(DATASET CONTENT)
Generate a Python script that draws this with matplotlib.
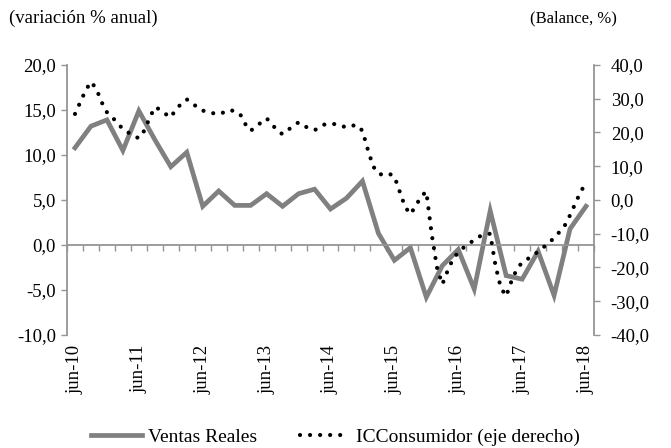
import matplotlib
matplotlib.use("Agg")
import matplotlib.pyplot as plt
from matplotlib.lines import Line2D

plt.rcParams["font.family"] = ["Liberation Serif", "DejaVu Serif"]

# quarterly real sales growth, jun-10 .. jun-18 (% y/y, left axis)
ventas = [10.8, 13.2, 13.9, 10.5, 14.9, 11.7, 8.7, 10.3, 4.3, 6.0, 4.4,
          4.4, 5.7, 4.3, 5.7, 6.2, 4.0, 5.2, 7.1, 1.3, -1.7, -0.3, -5.8,
          -2.3, -0.5, -4.9, 3.8, -3.4, -3.8, -0.7, -5.6, 1.8, 4.3]

# monthly consumer confidence balance, jun-10 .. jun-18 (right axis)
icc = [25.5, 29.0, 32.5, 35.0, 33.0, 29.0, 26.0, 24.5, 22.8, 21.0, 20.0,
       19.0, 18.3, 20.5, 24.2, 27.5, 26.8, 25.5, 24.5, 27.0, 28.5, 29.8,
       28.9, 27.3, 26.5, 26.0, 25.7, 25.4, 26.0, 26.7, 26.3, 25.5, 22.5,
       20.5, 21.8, 23.0, 24.2, 22.5, 20.5, 19.5, 20.7, 22.0, 23.0, 22.0,
       21.2, 20.7, 21.5, 22.5, 22.5, 22.5, 22.0, 21.5, 22.0, 22.2, 20.5,
       15.0, 10.0, 7.8, 7.4, 7.8, 7.0, 2.5, -2.0, -4.2, -1.8, 1.0, 2.5,
       -10.0, -20.0, -25.0, -21.0, -17.5, -15.5, -14.1, -13.0, -11.8,
       -10.8, -10.2, -10.0, -19.5, -26.0, -28.5, -24.0, -20.5, -18.5,
       -17.5, -16.5, -15.3, -14.0, -12.8, -11.2, -9.5, -7.6, -4.5, -1.0,
       2.5, 5.0]

year_labels = ["jun-10", "jun-11", "jun-12", "jun-13", "jun-14", "jun-15",
               "jun-16", "jun-17", "jun-18"]
left_ticks = [20, 15, 10, 5, 0, -5, -10]
right_ticks = [40, 30, 20, 10, 0, -10, -20, -30, -40]

GRAY = "#808080"
AXIS = "#959595"
FS = 13.5
DOTS = (0, (0.01, 2.4))


def fmt(v):
    return f"{v:.1f}".replace(".", ",")


fig = plt.figure(figsize=(6.71, 4.48), dpi=100)
ax = fig.add_axes([67 / 671, 1 - 335 / 448, (594 - 67) / 671, 270 / 448])

xq = list(range(len(ventas)))
xm = [i / 3 for i in range(len(icc))]

ax.plot(xq, ventas, color=GRAY, lw=3.4, solid_joinstyle="miter", zorder=2)
ax.set_xlim(-0.5, len(ventas) - 0.5)
ax.set_ylim(-10, 20)
ax.set_yticks(left_ticks)
ax.set_yticklabels([fmt(v) for v in left_ticks])

# category axis drawn on the zero line, ticks between quarters
ax.spines["bottom"].set_position(("data", 0))
ax.set_xticks([k - 0.5 for k in range(len(ventas) + 1)])
ax.set_xticklabels([])
ax.tick_params(axis="x", direction="out", length=4, width=1, color=AXIS)

ax.tick_params(axis="y", direction="out", length=4, width=1, color=AXIS,
               labelsize=FS, pad=4)
for side in ("top", "right"):
    ax.spines[side].set_visible(False)
for side in ("left", "bottom"):
    ax.spines[side].set_color(AXIS)
    ax.spines[side].set_linewidth(1.3)

sec = ax.secondary_xaxis("bottom")
sec.set_xticks(list(range(0, len(ventas), 4)))
sec.set_xticklabels(year_labels, rotation=90, fontsize=FS)
sec.tick_params(length=0, pad=7)
sec.spines["bottom"].set_visible(False)

ax2 = ax.twinx()
ax2.plot(xm, icc, color="black", lw=3.0, linestyle=DOTS,
         dash_capstyle="round", zorder=3)
ax2.set_ylim(-40, 40)
ax2.set_yticks(right_ticks)
ax2.set_yticklabels([fmt(v) for v in right_ticks])
ax2.tick_params(axis="y", direction="out", length=4, width=1, color=AXIS,
                labelsize=FS, pad=8)
for side in ("top", "left", "bottom"):
    ax2.spines[side].set_visible(False)
ax2.spines["right"].set_color(AXIS)
ax2.spines["right"].set_linewidth(1.3)

fig.text(9 / 671, 1 - 18 / 448, "(variación % anual)", fontsize=FS,
         va="center", ha="left")
fig.text(617 / 671, 1 - 18 / 448, "(Balance, %)", fontsize=12,
         va="center", ha="right")

handles = [Line2D([], [], color=GRAY, lw=3.4),
           Line2D([], [], color="black", lw=3.0, linestyle=DOTS,
                  dash_capstyle="round")]
fig.legend(handles, ["Ventas Reales", "ICConsumidor (eje derecho)"],
           loc="lower center", bbox_to_anchor=(0.5, -0.035), ncol=2,
           frameon=False, fontsize=14, handlelength=2.6, handletextpad=0.3,
           columnspacing=2.2)

fig.savefig("out.png", dpi=100)
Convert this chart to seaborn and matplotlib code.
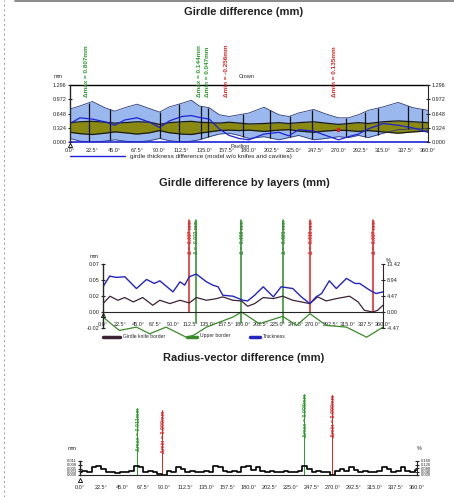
import numpy as np
import matplotlib
matplotlib.use("Agg")
import matplotlib.pyplot as plt
from matplotlib.lines import Line2D
import seaborn as sns

sns.set_style("white")
plt.rcParams['font.family'] = ['Liberation Sans', 'DejaVu Sans']

W, H = 454, 497

# ---------------- data ----------------
x_ticks = [0, 22.5, 45, 67.5, 90, 112.5, 135, 157.5, 180, 202.5, 225, 247.5, 270, 292.5, 315, 337.5, 360]
x_labels = ["%.1f°" % v for v in x_ticks]

# panel 1: girdle difference
ang1 = [0, 10, 22.5, 35, 45, 55, 67.5, 80, 90, 100, 112.5, 122, 130, 140, 150, 160, 170, 180,
        195, 210, 220, 230, 245, 257, 270, 280, 290, 300, 315, 330, 345, 360]
band_hi = [0.75, 0.82, 0.92, 0.78, 0.70, 0.78, 0.86, 0.76, 0.68, 0.80, 0.88, 0.95, 0.82, 0.78, 0.62, 0.58,
           0.62, 0.66, 0.79, 0.62, 0.58, 0.66, 0.74, 0.64, 0.55, 0.55, 0.62, 0.72, 0.80, 0.90, 0.78, 0.72]
band_lo = [0.08, 0.02, 0.0, 0.02, 0.05, 0.02, 0.0, 0.03, 0.08, 0.03, 0.0, 0.02, 0.05, 0.12, 0.18, 0.20,
           0.15, 0.08, 0.12, 0.05, 0.10, 0.15, 0.05, 0.08, 0.12, 0.10, 0.15, 0.10, 0.20, 0.28, 0.30, 0.30]
olive_hi = [0.44, 0.46, 0.47, 0.45, 0.43, 0.44, 0.46, 0.45, 0.40, 0.44, 0.46, 0.47, 0.45, 0.44, 0.43, 0.45,
            0.43, 0.41, 0.42, 0.44, 0.42, 0.44, 0.46, 0.43, 0.40, 0.42, 0.44, 0.42, 0.46, 0.48, 0.46, 0.44]
olive_lo = [0.22, 0.19, 0.17, 0.20, 0.23, 0.21, 0.18, 0.21, 0.26, 0.21, 0.18, 0.17, 0.20, 0.23, 0.26, 0.27,
            0.26, 0.27, 0.24, 0.27, 0.28, 0.25, 0.22, 0.25, 0.27, 0.26, 0.24, 0.26, 0.23, 0.20, 0.23, 0.25]
thick1 = [0.42, 0.55, 0.52, 0.46, 0.38, 0.50, 0.55, 0.45, 0.33, 0.48, 0.58, 0.60, 0.56, 0.52, 0.30, 0.15,
          0.08, 0.05, 0.18, 0.22, 0.14, 0.28, 0.25, 0.15, 0.05, 0.12, 0.18, 0.30, 0.42, 0.38, 0.32, 0.22]
facets = [19, 40, 90, 110, 132, 139, 174, 201, 221, 243, 278, 297, 310, 340, 354]
y_ticks1 = [0.0, 0.324, 0.648, 0.972, 1.296]
notes1 = [(17, "Δmax = 0.807mm", "#2a9a2a"), (130, "Δmax = 0.144mm", "#2a9a2a"),
          (138, "Δmin = 0.047mm", "#2a9a2a"), (157, "Δmin = -0.256mm", "#e02020"),
          (266, "Δmin = 0.135mm", "#e02020")]

# panel 2: girdle difference by layers
ang_th = [0, 8.6, 17, 28, 43, 56, 66, 73, 90, 99, 105, 111, 120, 133, 141, 148, 154, 167, 180, 186, 195,
          206, 219, 229, 244, 255, 266, 274, 281, 291, 300, 313, 324, 330, 343, 351, 360]
thickness = [0.0378, 0.0539, 0.0519, 0.0529, 0.0352, 0.0488, 0.0428, 0.0468, 0.0302, 0.0453, 0.0403,
             0.0529, 0.0569, 0.0453, 0.0403, 0.0378, 0.0252, 0.0237, 0.0176, 0.0166, 0.0252, 0.0378,
             0.0227, 0.0378, 0.0352, 0.0227, 0.0126, 0.0227, 0.0277, 0.0468, 0.0352, 0.0504, 0.0428,
             0.0428, 0.0327, 0.0277, 0.0302]
ang_kn = [0, 9, 19, 28, 39, 51, 64, 73, 86, 99, 111, 120, 133, 146, 154, 167, 178, 186, 195, 206, 219,
          231, 244, 266, 276, 287, 300, 317, 328, 336, 347, 353, 360]
knife = [0.0126, 0.0237, 0.0176, 0.0217, 0.0151, 0.0217, 0.0101, 0.0176, 0.0126, 0.0176, 0.0136,
         0.0217, 0.0176, 0.0201, 0.0227, 0.0176, 0.0166, 0.0086, 0.0126, 0.0217, 0.0201, 0.0237,
         0.0176, 0.0126, 0.0227, 0.0166, 0.0201, 0.0237, 0.0151, 0.0025, 0.0, 0.0025, 0.0101]
ang_up = [0, 21, 43, 60, 81, 107, 116, 133, 150, 167, 178, 201, 231, 249, 266, 287, 313, 339, 360]
upper = [-0.0076, -0.0277, -0.0227, -0.0327, -0.0227, -0.0378, -0.0352, -0.0227, -0.0151, -0.0076,
         0.0, -0.0176, -0.0065, -0.0201, -0.0025, -0.0201, -0.0227, -0.0378, -0.0227]
y_ticks2 = [-0.024, 0.0, 0.024, 0.048, 0.072]
y_ticks2r = [-4.47, 0.0, 4.47, 8.94, 13.42]
notes2 = [(111, "Δ = -0.037 mm", "#e02020"), (119, "Δ = -0.022 mm", "#2a8a2a"),
          (178, "Δ = -0.019 mm", "#2a8a2a"), (232, "Δ = -0.021 mm", "#2a8a2a"),
          (266, "Δ = -0.016 mm", "#e02020"), (347, "Δ = -0.037 mm", "#e02020")]

# panel 3: radius-vector difference
ang3 = list(range(0, 361, 5))
radius = [0.002, 0.003, 0.002, 0.006, 0.007, 0.005, 0.002, 0.002, 0.0015, 0.002, 0.002, 0.003, 0.007,
          0.006, 0.002, 0.003, 0.002, 0.001, 0.0, 0.003, 0.002, 0.006, 0.005, 0.002, 0.003, 0.002,
          0.002, 0.003, 0.002, 0.007, 0.006, 0.003, 0.002, 0.003, 0.002, 0.006, 0.007, 0.004, 0.006,
          0.003, 0.002, 0.003, 0.002, 0.002, 0.003, 0.002, 0.002, 0.003, 0.007, 0.005, 0.002, 0.003,
          0.002, 0.002, 0.0, 0.003, 0.005, 0.003, 0.006, 0.004, 0.002, 0.003, 0.002, 0.002, 0.003,
          0.006, 0.005, 0.002, 0.003, 0.006, 0.003, 0.002, 0.004]
y_ticks3 = [0.0, 0.003, 0.005, 0.008, 0.011]
y_ticks3r = [0.0, 0.04, 0.08, 0.12, 0.16]
notes3 = [(61, "Δmax = 0.011mm", "#2a9a2a", 0.053), (88, "Δmin = 0.000mm", "#e02020", 0.051),
          (239, "Δmax = 0.008mm", "#2a9a2a", 0.064), (269, "Δmin = 0.000mm", "#e02020", 0.063)]

# ---------------- drawing ----------------
def rect(x0, ytop, x1, ybot):
    return [x0 / W, 1 - ybot / H, (x1 - x0) / W, (ybot - ytop) / H]

def fy(y):
    return 1 - y / H

FS = 4

def style_axes(ax, pad):
    for s in ["top", "right"]:
        ax.spines[s].set_visible(False)
    ax.spines["left"].set_linewidth(1.0)
    ax.spines["bottom"].set_position(("data", 0))
    ax.set_xlim(0, 360)
    ax.set_xticks(x_ticks)
    ax.set_xticklabels(x_labels, fontsize=FS)
    ax.tick_params(axis="x", direction="inout", length=3, width=0.8, pad=pad, color="black")
    ax.tick_params(axis="y", direction="inout", length=3, width=0.8, labelsize=FS, pad=1)
    ax.set_xlabel("")
    ax.set_ylabel("")

fig = plt.figure(figsize=(W / 100, H / 100), dpi=100)

# page decoration
fig.add_artist(Line2D([15 / W, 1], [fy(1), fy(1)], color="#777777", lw=1.2))
fig.add_artist(Line2D([4 / W, 4 / W], [0, 1], color="#999999", lw=0.7, ls=(0, (2, 3))))

title_kw = dict(ha="center", va="center", fontsize=8, fontweight="bold", color="#222222")
fig.text(244 / W, fy(12), "Girdle difference (mm)", **title_kw)
fig.text(244 / W, fy(183), "Girdle difference by layers (mm)", **title_kw)
fig.text(244 / W, fy(358), "Radius-vector difference (mm)", **title_kw)

# ---- panel 1
ax1 = fig.add_axes(rect(70, 85, 428, 142))
ax1.fill_between(ang1, band_lo, band_hi, color="#9ab8ee", lw=0)
sns.lineplot(x=ang1, y=band_hi, ax=ax1, color="#2b3a7a", lw=0.6)
sns.lineplot(x=ang1, y=band_lo, ax=ax1, color="#2b3a7a", lw=0.6)
ax1.fill_between(ang1, olive_lo, olive_hi, color="#8a8a12", lw=0)
sns.lineplot(x=ang1, y=olive_hi, ax=ax1, color="#1a1a1a", lw=0.9)
sns.lineplot(x=ang1, y=olive_lo, ax=ax1, color="#1a1a1a", lw=0.9)
ax1.vlines(facets, np.interp(facets, ang1, band_lo), np.interp(facets, ang1, band_hi),
           color="#111111", lw=0.9)
sns.lineplot(x=ang1, y=thick1, ax=ax1, color="#1c22d8", lw=0.9)
ax1.plot([268, 272], [0.28, 0.28], color="#e02020", lw=3, solid_capstyle="butt")
ax1.axhline(1.296, color="black", lw=1.0, clip_on=False)
ax1.axhline(0, color="#1c22d8", lw=1.2, clip_on=False)
ax1.set_ylim(0, 1.296)
style_axes(ax1, pad=3)
ax1.spines["bottom"].set_visible(False)
ax1.set_yticks(y_ticks1)
ax1.set_yticklabels(["%.3f" % v for v in y_ticks1])
ax1r = ax1.twinx()
ax1r.set_ylim(0, 1.296)
ax1r.set_yticks(y_ticks1)
ax1r.set_yticklabels(["%.3f" % v for v in y_ticks1])
for s in ["top", "left", "bottom"]:
    ax1r.spines[s].set_visible(False)
ax1r.tick_params(axis="y", direction="inout", length=3, width=0.8, labelsize=FS, pad=1)
ax1.text(-12, 1.48, "mm", fontsize=FS, ha="center", va="center", clip_on=False)
ax1.text(178, 1.5, "Crown", fontsize=FS, ha="center", va="center", clip_on=False)
ax1.text(171, -0.11, "Pavilion", fontsize=FS, ha="center", va="center", clip_on=False)
ax1.plot([0], [-0.06], marker="^", ms=3, mfc="white", mec="black", mew=0.6, clip_on=False)
for a, t, c in notes1:
    ax1.text(a, 1.02, t, rotation=90, fontsize=4.6, color=c, ha="center", va="bottom",
             clip_on=False, fontweight="bold")
fig.add_artist(Line2D([70 / W, 125 / W], [fy(156), fy(156)], color="#1c22d8", lw=1))
fig.text(130 / W, fy(156), "girdle thickness difference (model w/o knifes and cavities)",
         fontsize=4.6, va="center", ha="left")

# ---- panel 2
ax2 = fig.add_axes(rect(103, 264, 383, 328))
for a, t, c in notes2:
    ax2.plot([a, a], [0.0 if c == "#e02020" else -0.017, 0.138], color=c, lw=1.1, clip_on=False)
    ax2.text(a + 1.5, 0.138, t, rotation=90, fontsize=3.6, color=c, ha="center", va="top",
             clip_on=False, fontweight="bold")
sns.lineplot(x=ang_up, y=upper, ax=ax2, color="#3a8a2a", lw=0.9, clip_on=False)
sns.lineplot(x=ang_kn, y=knife, ax=ax2, color="#3e2236", lw=0.9)
sns.lineplot(x=ang_th, y=thickness, ax=ax2, color="#2424c0", lw=1.0)
ax2.set_ylim(-0.024, 0.072)
style_axes(ax2, pad=6)
ax2.set_yticks(y_ticks2)
ax2.set_yticklabels(["%.2f" % v for v in y_ticks2])
ax2r = ax2.twinx()
ax2r.set_ylim(-4.47, 13.42)
ax2r.set_yticks(y_ticks2r)
ax2r.set_yticklabels(["%.2f" % v for v in y_ticks2r])
for s in ["top", "left", "bottom"]:
    ax2r.spines[s].set_visible(False)
ax2r.tick_params(axis="y", direction="inout", length=3, width=0.8, labelsize=FS, pad=1)
ax2.text(-12, 0.084, "mm", fontsize=FS, ha="center", va="center", clip_on=False)
ax2.text(367, 0.078, "%", fontsize=FS, ha="center", va="center", clip_on=False)
ax2.plot([0], [-0.004], marker="^", ms=3, mfc="white", mec="black", mew=0.6, clip_on=False)
leg2 = [(103, 120, 123, "#3e2236", "Girdle knife border"),
        (187, 197, 200, "#3a8a2a", "Upper border"),
        (250, 260, 263, "#2424c0", "Thickness")]
for x0, x1, xt, c, t in leg2:
    fig.add_artist(Line2D([x0 / W, x1 / W], [fy(337), fy(337)], color=c, lw=2.5))
    fig.text(xt / W, fy(336), t, fontsize=3.6, va="center", ha="left")

# ---- panel 3
ax3 = fig.add_axes(rect(80, 461, 417, 475))
for a, t, c, top in notes3:
    ax3.plot([a, a], [0, top], color=c, lw=0.7, clip_on=False)
    ax3.text(a + 1.5, top, t, rotation=90, fontsize=3.8, color=c, ha="center", va="top",
             clip_on=False, fontweight="bold")
sns.lineplot(x=ang3, y=radius, ax=ax3, color="black", lw=1.2, drawstyle="steps-mid")
ax3.set_ylim(0, 0.011)
style_axes(ax3, pad=6)
ax3.set_yticks(y_ticks3)
ax3.set_yticklabels(["%.3f" % v for v in y_ticks3], fontsize=3.0)
ax3r = ax3.twinx()
ax3r.set_ylim(0, 0.16)
ax3r.set_yticks(y_ticks3r)
ax3r.set_yticklabels(["%.3f" % v for v in y_ticks3r], fontsize=3.0)
for s in ["top", "left", "bottom"]:
    ax3r.spines[s].set_visible(False)
ax3r.tick_params(axis="y", direction="inout", length=3, width=0.8, pad=1)
ax3.text(-8, 0.021, "mm", fontsize=FS, ha="center", va="center", clip_on=False)
ax3.text(362, 0.021, "%", fontsize=FS, ha="center", va="center", clip_on=False)
ax3.plot([0], [-0.004], marker="^", ms=3, mfc="white", mec="black", mew=0.6, clip_on=False)

fig.savefig("out.png", dpi=100)
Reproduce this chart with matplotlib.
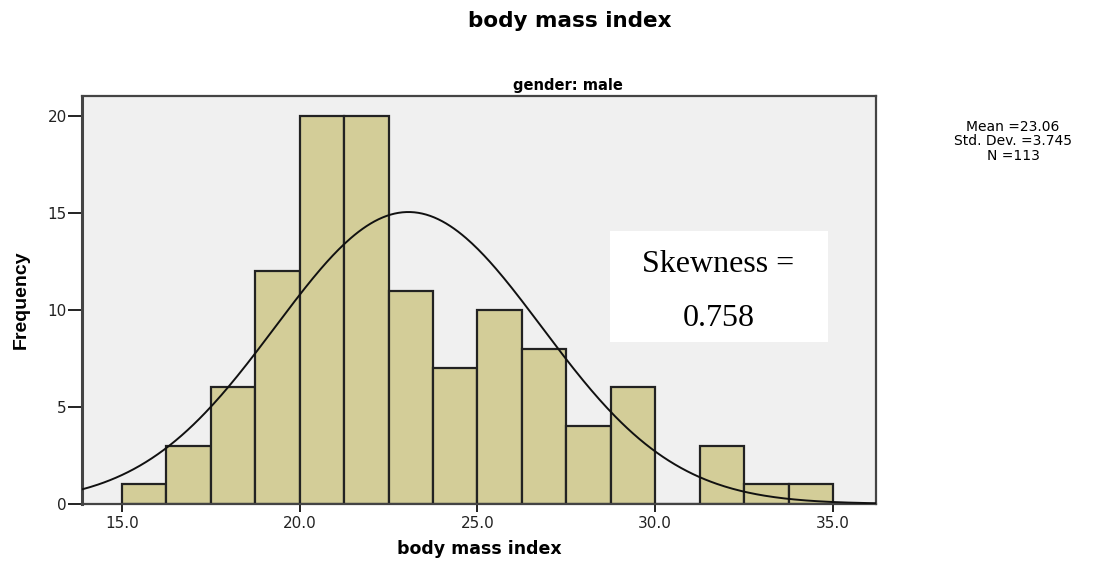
import numpy as np
import matplotlib
matplotlib.use("Agg")
import matplotlib.pyplot as plt
from matplotlib.patches import Rectangle

# histogram of BMI, males (SPSS style)
bin_edges = [15.0, 16.25, 17.5, 18.75, 20.0, 21.25, 22.5, 23.75, 25.0,
             26.25, 27.5, 28.75, 30.0, 31.25, 32.5, 33.75, 35.0]
counts = [1, 3, 6, 12, 20, 20, 11, 7, 10, 8, 4, 6, 0, 3, 1, 1]
x_ticks = [15.0, 20.0, 25.0, 30.0, 35.0]
y_ticks = [0, 5, 10, 15, 20]
mean_bmi = 23.06
sd_bmi = 3.745
n_obs = 113
skewness = 0.758

plt.rcParams["font.family"] = ["DejaVu Sans"]

fig = plt.figure(figsize=(10.94, 5.62), dpi=100)
ax = fig.add_axes([0.075, 0.1035, 0.7257, 0.7257])
ax.set_facecolor("#f0f0f0")

edges = np.array(bin_edges)
ax.bar(edges[:-1], counts, width=np.diff(edges), align="edge",
       color="#d3cd98", edgecolor="#222222", linewidth=1.6, zorder=2)

# normal curve scaled to counts
xlim = (13.88, 36.21)
xs = np.linspace(xlim[0], xlim[1], 400)
bw = edges[1] - edges[0]
ys = n_obs * bw / (sd_bmi * np.sqrt(2 * np.pi)) * np.exp(-0.5 * ((xs - mean_bmi) / sd_bmi) ** 2)
ax.plot(xs, ys, color="#111111", linewidth=1.4, zorder=3)

ax.set_xlim(*xlim)
ax.set_ylim(0, 21.03)
ax.set_xticks(x_ticks)
ax.set_xticklabels([f"{t:.1f}" for t in x_ticks])
ax.set_yticks(y_ticks)
ax.tick_params(axis="both", labelsize=11, width=1.4, color="#222222", labelcolor="#222222")
ax.tick_params(axis="x", length=6, pad=3)
ax.tick_params(axis="y", length=10, pad=1)
for s in ax.spines.values():
    s.set_color("#444444")
    s.set_linewidth(1.6)
ax.spines["left"].set_linewidth(2.2)

ax.set_xlabel("body mass index", fontsize=12.5, fontweight="bold")
ax.xaxis.set_label_coords(0.5, -0.088)
ax.set_ylabel("Frequency", fontsize=14, fontweight="bold", va="center",
              family=["Liberation Sans"])
ax.yaxis.set_label_coords(-0.076, 0.5)

fig.text(0.519, 0.848, "gender: male", ha="center", va="center",
         fontsize=10.5, fontweight="bold")
fig.text(0.521, 0.962, "body mass index", ha="center", va="center",
         fontsize=15.5, fontweight="bold")
fig.text(0.926, 0.749, f"Mean ={mean_bmi:.2f}\nStd. Dev. ={sd_bmi:.3f}\nN ={n_obs}",
         ha="center", va="center", fontsize=10, linespacing=1.05)

# skewness annotation box
ax.add_patch(Rectangle((0.665, 0.397), 0.2746, 0.272, transform=ax.transAxes,
                       facecolor="white", edgecolor="none", zorder=4))
ax.text(0.8016, 0.5686, "Skewness =", transform=ax.transAxes, ha="center", va="baseline",
        fontsize=23, family="Liberation Serif", zorder=5)
ax.text(0.8016, 0.436, f"{skewness:.3f}", transform=ax.transAxes, ha="center", va="baseline",
        fontsize=23, family="Liberation Serif", zorder=5)

fig.savefig("out.png", dpi=100)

(AIM OF THE TASK)
Copy out every line of the material above that mentions the word "with".

(ANSWER TO THIS PROBLEM)
Generate a Python script that draws this with matplotlib.
Reproduce this chart with matplotlib.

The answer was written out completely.